В последнее время среди заключённых Берген-Бельзена преобладали цыгане. Сам факт не вызывал особого удивления — первые цыгане появились в лагере одновременно с евреями. Другое дело — количество, существенно возросшее в последнее время из-за спешной очистки Румынии.
Фельдфебель Кронкер вытянулся при виде командира:
— Господин гауптман!
— Вольно, Кронкер. Что у нас за ночь? Были смертельные случаи?
— Так точно, два.
— Кто такие?
— Заключённый из барака 44… — фельдфебель сделал паузу. — И часовой.
Гауптман был неприятно удивлён:
— Часовой?
— Так точно, новенький.
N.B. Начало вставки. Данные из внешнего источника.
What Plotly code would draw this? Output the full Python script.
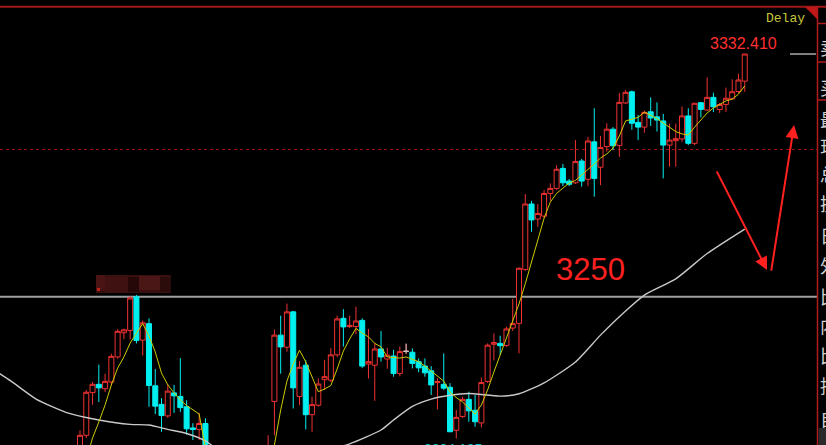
import plotly.graph_objects as go

# ---------------- data ----------------
bar_index = list(range(0, 21)) + list(range(30, 107))

open_ = [3197.3, 3203.0, 3217.5, 3220.3, 3218.8, 3221.1, 3229.6, 3237.8, 3238.6, 3250.0,
         3235.3, 3240.9, 3219.8, 3213.5, 3209.6, 3217.4, 3216.2, 3212.7, 3205.5, 3205.0,
         3207.0,
         3192.9, 3214.5, 3237.0, 3232.9, 3244.9, 3216.2, 3226.8, 3210.0, 3213.2, 3221.9,
         3221.7, 3230.3, 3242.7, 3239.9, 3239.9, 3242.0, 3227.2, 3226.8, 3232.3, 3228.9,
         3229.9, 3224.0, 3231.5, 3231.2, 3228.0, 3226.5, 3224.9, 3220.9, 3220.3, 3219.3,
         3204.7, 3209.4, 3215.2, 3211.5, 3207.2, 3221.3, 3233.9, 3234.2, 3233.5, 3239.4,
         3241.0, 3259.3, 3281.5, 3276.4, 3277.4, 3285.1, 3286.8, 3293.6, 3289.3, 3288.7,
         3296.1, 3289.9, 3302.6, 3294.0, 3301.0, 3306.9, 3301.4, 3315.8, 3319.6, 3309.2,
         3307.6, 3312.8, 3311.1, 3309.7, 3301.5, 3303.0, 3303.6, 3311.4, 3302.1, 3315.9,
         3313.4, 3317.7, 3313.6, 3315.3, 3317.2, 3319.7, 3323.2]
high = [3204.7, 3218.4, 3221.1, 3227.0, 3223.9, 3230.7, 3239.0, 3239.2, 3250.3, 3250.6,
        3242.0, 3242.7, 3225.5, 3215.6, 3220.4, 3220.1, 3229.2, 3214.9, 3207.1, 3210.6,
        3208.8,
        3203.0, 3238.9, 3243.6, 3247.7, 3245.2, 3228.2, 3228.6, 3216.1, 3222.3, 3228.6,
        3232.6, 3243.6, 3245.8, 3243.6, 3246.7, 3242.7, 3239.1, 3234.3, 3238.4, 3232.7,
        3232.0, 3233.1, 3234.1, 3232.5, 3229.1, 3229.1, 3226.5, 3222.4, 3230.8, 3220.7,
        3211.6, 3216.1, 3217.8, 3216.7, 3222.6, 3234.2, 3237.6, 3236.8, 3239.9, 3249.3,
        3260.0, 3284.9, 3282.6, 3281.5, 3286.3, 3288.5, 3294.7, 3295.1, 3290.0, 3303.2,
        3296.8, 3304.3, 3314.0, 3304.6, 3308.9, 3307.6, 3319.2, 3320.2, 3320.0, 3311.7,
        3313.2, 3317.7, 3316.0, 3312.1, 3308.8, 3308.8, 3314.6, 3314.0, 3315.8, 3316.1,
        3324.5, 3319.3, 3315.8, 3321.0, 3323.8, 3325.7, 3332.41]
low = [3196.3, 3202.1, 3213.4, 3214.3, 3217.7, 3220.0, 3229.0, 3235.6, 3235.6, 3234.2,
       3230.1, 3212.7, 3210.2, 3204.2, 3208.9, 3210.6, 3210.9, 3203.2, 3201.4, 3201.4,
       3196.3,
       3191.2, 3203.0, 3223.9, 3231.4, 3212.1, 3213.3, 3205.0, 3204.2, 3212.7, 3218.4,
       3221.1, 3229.6, 3233.1, 3239.4, 3237.4, 3225.8, 3222.3, 3214.7, 3228.0, 3225.6,
       3222.9, 3223.0, 3230.7, 3225.7, 3224.4, 3222.9, 3216.7, 3211.8, 3218.4, 3204.1,
       3201.9, 3208.9, 3207.6, 3205.9, 3205.7, 3220.8, 3228.4, 3230.3, 3233.0, 3238.4,
       3230.8, 3258.8, 3272.1, 3273.8, 3276.7, 3282.6, 3286.3, 3287.6, 3287.6, 3288.3,
       3287.4, 3287.6, 3284.0, 3287.9, 3299.3, 3299.8, 3297.5, 3315.4, 3306.7, 3303.2,
       3305.7, 3308.0, 3306.1, 3290.2, 3294.2, 3294.2, 3302.6, 3301.5, 3301.5, 3310.9,
       3313.2, 3312.7, 3312.4, 3312.8, 3316.8, 3319.2, 3319.6]
close = [3203.0, 3217.6, 3220.3, 3219.1, 3221.3, 3229.8, 3238.3, 3238.8, 3249.6, 3235.2,
         3241.2, 3219.9, 3212.9, 3209.7, 3218.0, 3216.4, 3212.4, 3205.2, 3205.0, 3207.0,
         3198.0,
         3198.7, 3237.0, 3233.0, 3244.9, 3219.1, 3226.1, 3210.0, 3213.4, 3220.4, 3222.9,
         3230.3, 3242.5, 3239.8, 3240.3, 3241.8, 3226.5, 3228.0, 3232.3, 3229.6, 3230.2,
         3224.0, 3231.4, 3231.5, 3227.4, 3225.9, 3224.2, 3220.1, 3221.2, 3219.0, 3204.2,
         3209.1, 3215.2, 3211.3, 3207.6, 3220.9, 3233.6, 3234.5, 3233.4, 3239.1, 3240.9,
         3259.7, 3281.5, 3276.1, 3278.3, 3285.1, 3286.8, 3293.3, 3288.7, 3288.2, 3295.9,
         3289.3, 3302.9, 3290.2, 3300.7, 3306.9, 3301.3, 3316.0, 3319.4, 3308.9, 3307.6,
         3312.6, 3310.7, 3310.0, 3301.5, 3303.2, 3303.7, 3311.4, 3302.1, 3315.7, 3313.6,
         3317.7, 3314.5, 3315.3, 3317.4, 3319.6, 3323.6, 3332.41]

# one flat (doji) bar drawn in grey
doji_index = [52]
doji_open = [3231.5]
doji_high = [3234.1]
doji_low = [3230.7]
doji_close = [3231.5]

# short moving average (yellow)
ma_short_index = list(range(1, 22)) + list(range(30, 107))
ma_short = [3194.6, 3202.1, 3207.5, 3213.3, 3220.1, 3225.8, 3229.6, 3234.3, 3237.7, 3240.9,
            3236.7, 3231.3, 3224.1, 3220.1, 3217.4, 3215.0, 3213.1, 3211.6, 3210.2, 3198.7,
            3193.0,
            3193.0, 3199.7, 3211.6, 3221.4, 3227.2, 3231.9, 3227.9, 3223.1, 3217.8, 3218.7,
            3219.9, 3225.5, 3231.6, 3235.7, 3239.3, 3237.7, 3236.4, 3234.2, 3233.0, 3229.6,
            3229.4, 3229.2, 3229.6, 3228.9, 3228.0, 3226.5, 3224.8, 3222.8, 3221.4, 3217.7,
            3215.8, 3214.3, 3212.3, 3210.2, 3213.3, 3218.4, 3224.5, 3230.3, 3236.0, 3241.5,
            3247.6, 3254.4, 3261.8, 3269.3, 3276.7, 3282.2, 3285.1, 3286.9, 3288.6, 3289.5,
            3291.3, 3293.4, 3295.1, 3297.1, 3298.5, 3300.5, 3304.6, 3309.7, 3310.2, 3310.9,
            3312.7, 3311.7, 3310.5, 3309.0, 3307.6, 3306.1, 3305.3, 3304.9, 3307.6, 3310.0,
            3312.4, 3314.1, 3315.4, 3316.5, 3317.1, 3318.8, 3321.6]

# long moving average (white), read at selected bars
ma_long_index = [-13, -11, -7, -2, 3, 8, 11, 14, 17, 20, 22, 30, 38, 43, 48, 50, 53, 56, 59,
                 62, 67, 70, 74, 79, 83, 87, 90, 95, 100, 106]
ma_long = [3224.2, 3221.4, 3215.3, 3210.6, 3208.2, 3206.7, 3206.5, 3205.0, 3203.6, 3201.1,
           3198.3, 3195.3, 3197.3, 3200.1, 3204.8, 3208.2, 3212.8, 3215.3, 3216.6,
           3217.2, 3216.3, 3217.1, 3220.8, 3227.9, 3237.0, 3245.2, 3250.6, 3256.1, 3264.7,
           3273.0]

last_price = 3332.41
low_price_label = "3204.125"
level_dashed = 3300
level_support = 3250
level_text = "3250"
side_labels = ["卖", "买", "最", "现", "总", "换", "日", "外", "比", "内", "比", "持", "自"]

# ---------------- layout geometry (pixels) ----------------
W, H = 826, 445
PL, PR, PT, PB = 0, 817, 8, 445          # plot area in page pixels
X_RANGE = [-12.757, 117.52]
Y_RANGE = [3199.71, 3348.03]


def px(X):
    return (X - PL) / (PR - PL)


def py(Y):
    return (PB - Y) / (PB - PT)


RED = "#f03232"
CYAN = "#00f0f0"

fig = go.Figure()

fig.add_trace(go.Candlestick(
    x=bar_index, open=open_, high=high, low=low, close=close,
    increasing=dict(line=dict(color=RED, width=1), fillcolor="#000000"),
    decreasing=dict(line=dict(color=CYAN, width=1), fillcolor=CYAN),
    whiskerwidth=0, showlegend=False, hoverinfo="skip"))

fig.add_trace(go.Candlestick(
    x=doji_index, open=doji_open, high=doji_high, low=doji_low, close=doji_close,
    increasing=dict(line=dict(color="#c8c8c8", width=1), fillcolor="#c8c8c8"),
    decreasing=dict(line=dict(color="#c8c8c8", width=1), fillcolor="#c8c8c8"),
    whiskerwidth=0, showlegend=False, hoverinfo="skip"))

fig.add_trace(go.Scatter(x=ma_long_index, y=ma_long, mode="lines",
                         line=dict(color="#c8c8c8", width=1.4, shape="spline", smoothing=0.6),
                         showlegend=False, hoverinfo="skip"))
fig.add_trace(go.Scatter(x=ma_short_index, y=ma_short, mode="lines",
                         line=dict(color="#cccc00", width=1),
                         showlegend=False, hoverinfo="skip"))

shapes = []
# horizontal levels
shapes.append(dict(type="line", xref="paper", yref="y", x0=0, x1=1, y0=level_dashed, y1=level_dashed,
                   line=dict(color="#990e0e", width=1.2, dash="3px,3px"), layer="below"))
shapes.append(dict(type="line", xref="paper", yref="y", x0=0, x1=1, y0=level_support, y1=level_support,
                   line=dict(color="#a0a0a0", width=2), layer="below"))
# last price tick
shapes.append(dict(type="line", xref="paper", yref="y", x0=px(790), x1=px(816), y0=last_price, y1=last_price,
                   line=dict(color="#ffffff", width=1)))
# frame lines
shapes.append(dict(type="line", xref="paper", yref="paper", x0=0, x1=px(W), y0=py(6.7), y1=py(6.7),
                   line=dict(color="#a01818", width=2)))
shapes.append(dict(type="line", xref="paper", yref="paper", x0=px(817.5), x1=px(817.5), y0=py(H), y1=py(6),
                   line=dict(color="#b01c1c", width=1.5)))
for yy in [23.5, 62, 100]:
    shapes.append(dict(type="line", xref="paper", yref="paper", x0=px(817.5), x1=px(W), y0=py(yy), y1=py(yy),
                       line=dict(color="#b01c1c", width=1.5)))
# corner triangle
shapes.append(dict(type="path", xref="paper", yref="paper",
                   path=f"M {px(805)},{py(7)} L {px(817)},{py(7)} L {px(817)},{py(19)} Z",
                   fillcolor="#c01818", line=dict(width=0)))
# censored (mosaic) label
mosaic = [((96, 275), (171, 293), "#3a0f0f"), ((96, 275), (105, 290), "#4a1414"),
          ((105, 277), (128, 293), "#3f1111"), ((128, 277), (139, 292), "#260808"),
          ((139, 276), (160, 290), "#4b1616"), ((160, 277), (171, 292), "#2c0b0b"),
          ((97, 288), (100, 291), "#c02020")]
for (x0, y0), (x1, y1), col in mosaic:
    shapes.append(dict(type="rect", xref="paper", yref="paper", x0=px(x0), x1=px(x1), y0=py(y1), y1=py(y0),
                       fillcolor=col, line=dict(width=0)))
# grey box at the bottom of side panel
shapes.append(dict(type="rect", xref="paper", yref="paper", x0=px(818.5), x1=px(W), y0=py(445), y1=py(428),
                   fillcolor="#2a2a2a", line=dict(width=0)))

annotations = [
    dict(text="Delay", xref="paper", yref="paper", x=px(764), y=py(18.5), xanchor="left", yanchor="middle",
         showarrow=False, font=dict(family="Liberation Mono", size=13, color="#c8c83c")),
    dict(text=f"{last_price:.3f}", xref="paper", yref="paper", x=px(743.5), y=py(44), xanchor="center",
         yanchor="middle", showarrow=False, font=dict(family="Liberation Sans", size=16, color="#ff3030")),
    dict(text=level_text, xref="paper", yref="paper", x=px(590.5), y=py(269.5), xanchor="center",
         yanchor="middle", showarrow=False, font=dict(family="Liberation Sans", size=31, color="#ff2020")),
    dict(text=low_price_label, xref="paper", yref="paper", x=px(422), y=py(439), xanchor="left",
         yanchor="top", showarrow=False, font=dict(family="Liberation Sans", size=14, color="#00c8c8")),
    # hand-drawn arrows
    dict(text="", x=109.55, y=3259.1, xref="x", yref="y", ax=-51, ay=-100, showarrow=True,
         arrowhead=2, arrowsize=1.3, arrowwidth=2, arrowcolor="#ff2020", standoff=0),
    dict(text="", x=113.86, y=3308.3, xref="x", yref="y", ax=-23, ay=147, showarrow=True,
         arrowhead=2, arrowsize=1.3, arrowwidth=2, arrowcolor="#ff2020", standoff=0),
]
side_y = [47, 87, 119, 146, 174, 203, 235, 265, 296, 325, 355, 385, 418]
for ch, yy in zip(side_labels, side_y):
    annotations.append(dict(text=ch, xref="paper", yref="paper", x=px(818), y=py(yy), xanchor="left",
                            yanchor="middle", showarrow=False,
                            font=dict(family="Noto Sans CJK SC", size=18, color="#d0d0d0")))

fig.update_layout(
    width=W, height=H,
    margin=dict(l=PL, r=W - PR, t=PT, b=H - PB, pad=0),
    paper_bgcolor="#000000", plot_bgcolor="#000000",
    boxgap=0.2, boxgroupgap=0,
    xaxis=dict(range=X_RANGE, showgrid=False, zeroline=False, showticklabels=False, showline=False,
               rangeslider=dict(visible=False), fixedrange=True),
    yaxis=dict(range=Y_RANGE, showgrid=False, zeroline=False, showticklabels=False, showline=False,
               fixedrange=True),
    shapes=shapes, annotations=annotations, showlegend=False,
)

fig.write_html("out.html", config={"displayModeBar": False},
               post_script="document.body.style.margin='0';document.body.style.overflow='hidden';"
                           "document.body.style.background='#000';")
Заснул и не проснулся.
— Что же с ним стряслось?
— Потеря крови, герр гауптман.
Шелленберг нахмурился. Весьма подозрительная причина.
— Все ли заключённые были заперты ночью? — спросил он.
— Так точно, герр гауптман.
— Подготовьте письменный рапорт.
Утренний обход однообразных серых бараков, регулярно проводившийся гауптманом, заключался в том, что господин Шелленберг останавливался у входа каждого и громко задавал один и тот же вопрос: «Все вышли на работу?» — после чего делал в блокноте соответствующую пометку рядом с номером барака. Сегодня этот процесс был нарушен. В одном из бараков гауптман вдруг обнаружил сидящую цыганку.
— В чём дело? — строго спросил он. — Почему не на работе?
— Мой работа здесь, — ответила цыганка с сильным акцентом. — Я ухаживать за больным.
— Имя? — спросил гауптман. — Откуда прибыла?
— Ольга Хелсинг. Прибыла из Румынии с группой бродячие цыгане. Нас задержать военный патруль Германия.
— Понятно, — офицер окинул взглядом внутренности барака.
— И где же больной, за которым ты ухаживаешь? Ну-ка, покажи!
Цыганка послушно пошла вперёд, Шелленберг последовал за ней. В самом тёмном углу барака она остановилась.
— Вот он.
Гауптман с трудом различил неподвижно лежавшего на нарах человека.
— Что с ним? — спросил Шелленберг.
— Не может работать днем. Страшный болезнь, кожа не выносить солнца. Очень редкий болезнь и очень опасный болезнь, — добавила цыганка.
Глаза гауптмана привыкли к темноте и он мог яснее разглядеть лежавшего. Тот был неподвижен, никак не реагируя на разговор гауптмана и цыганки. Его можно было принять за покойника.
— Берген-Бельзен — рабочий лагерь, — сказал гауптман нравоучительно. — Тут работают все, — он наклонился к табличке, на которой стояли имя и возраст заключённого, и прочитал: — «Влад Цепеш. 8 ноября 1887 года».
— Скажешь ему, чтобы завтра вышел на работу. Иначе его расстреляют. И тебя тоже.
Больше никаких неожиданностей не было. Но внося в блокноте число заключённых, отправленных на работы, гауптман почему-то все время вспоминал пожилого цыгана, крепко спящего в тёмной глубине пустого помещения.
Дорога от административного корпуса до офицерской казармы, в которой жил гауптман, пролегала мимо бараков. Возвращаясь со службы после захода солнца, Шелленберг инстинктивно старался побыстрее миновать быстро прячущиеся в наплывавшую ночную тень приземистые сооружения.
Ближайшим к казарме оказался барак номер 52, тот самый, в котором гауптман обнаружил утром спящего цыгана. Шелленберг, впрочем, думал совсем не об этом, когда неожиданно услышал из темноты: «Гауптман Шелленберг!»
Поначалу он решил, что его окликнул часовой.
— В чём дело? — спросил он, всматриваясь в темноту. — Кто здесь?
— Нас не представили друг другу…
Шелленберг шагнул вперед и тут же отступил, разглядев униформу заключённого.
— Почему вы не в бараке? Я вызову охрану!
Мужчина вышел навстречу гауптману, так что лунный свет упал на его лицо.
— Я не причиню вам беспокойства, — он тихо засмеялся. — Пока.
— У вас индивидуальное задание?
— Именно так. У меня особое задание. Я его выполню и вернусь в барак.
Шелленберг узнал в стоявшем перед ним человеке того самого больного из барака 52. Сейчас цыган выглядел вполне здоровым.
— Влад Цепеш? Кажется, так вас зовут? Рад, что вы поправились. Надеюсь увидеть вас завтра в рабочей группе, среди прочих.
— Я работаю только по ночам, гауптман. Солнечный свет мне вреден.
Шелленберг не мог объяснить, почему молча проглотил это заявление. Он смутно ощущал странную, сверхъестественную силу, исходившую от старого цыгана.